Published May 24, 2012
By Jeff Cobb
Do you live on the East Coast and had wanted to park a Tesla Model S in your driveway, but weren’t quite ready to head west (or have one shipped) to get one?
As Tesla Motors prepares for first Model S deliveries June 22, the company’s 22nd worldwide location will be its first on the Right Coast, and is located in the The Westchester shopping center in White Plains, New York.
Tesla Motors says it is “reinventing the car-buying experience with its unique retail model.”
Like other such showrooms catering to sensibilities held important to its growing list of buyers and those merely curious, the experience will be one of interacting with a hands-on exhibit.

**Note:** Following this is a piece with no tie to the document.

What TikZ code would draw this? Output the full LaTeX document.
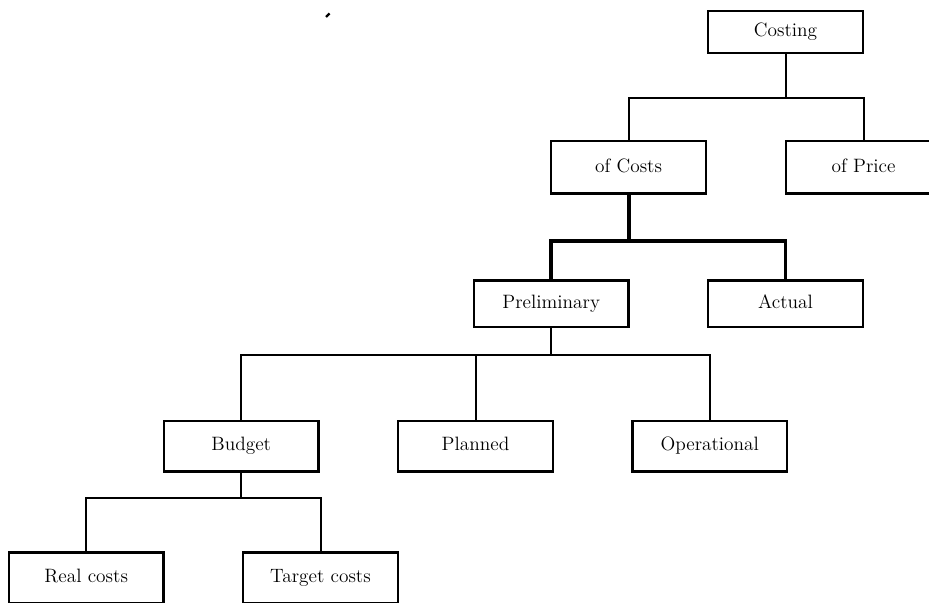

“Our sales strategy is very different from the rest of the automotive industry - we put our stores in high foot-traffic locations so we can tell as many people as possible about Tesla’s incredible cars,” says George Blankenship, Tesla’s vice president of worldwide sales and ownership experience. “Opening our own stores allows us to ensure consumers interested in learning more about Tesla will receive an amazing customer experience from the moment they walk through the door.”
The store will have “a record number of vehicles at a Tesla store opening,” the company says of four Model S Betas on display.
Customers can personalize their own Model S via an interactive touchscreen intended to inform and engage them about the ground-up designed electric sedan available with myriad options and three different levels of battery power.
Tesla will open four more such stores this summer at 3rd Street Promenade in Santa Monica, California, Fashion Square in Scottsdale, Arizona, Washington Square in Portland, Oregon, and on Lincoln Road in Miami Beach, Florida.
“These stores will expand Tesla’s ‘new retail experience’ to both new and existing markets,” Tesla says.
Of the three battery levels – 40 kilowatt-hour, 60-kwh, and 85 kwh, the company is rewarding the highest bidders first by beginning roll out next month with 1,200 Signature Series 85-kwh models and likely other 85-kwh models besides.
A recent interview with the company’s communications manager indicated 60- and 40-kwh versions will follow at a later undisclosed date.
So, if you want one, you better go put your name on the list. To date, Tesla has orders for over 10,000 of the new sedans and told us it expects to deliver 5,000 by the end of the calendar year.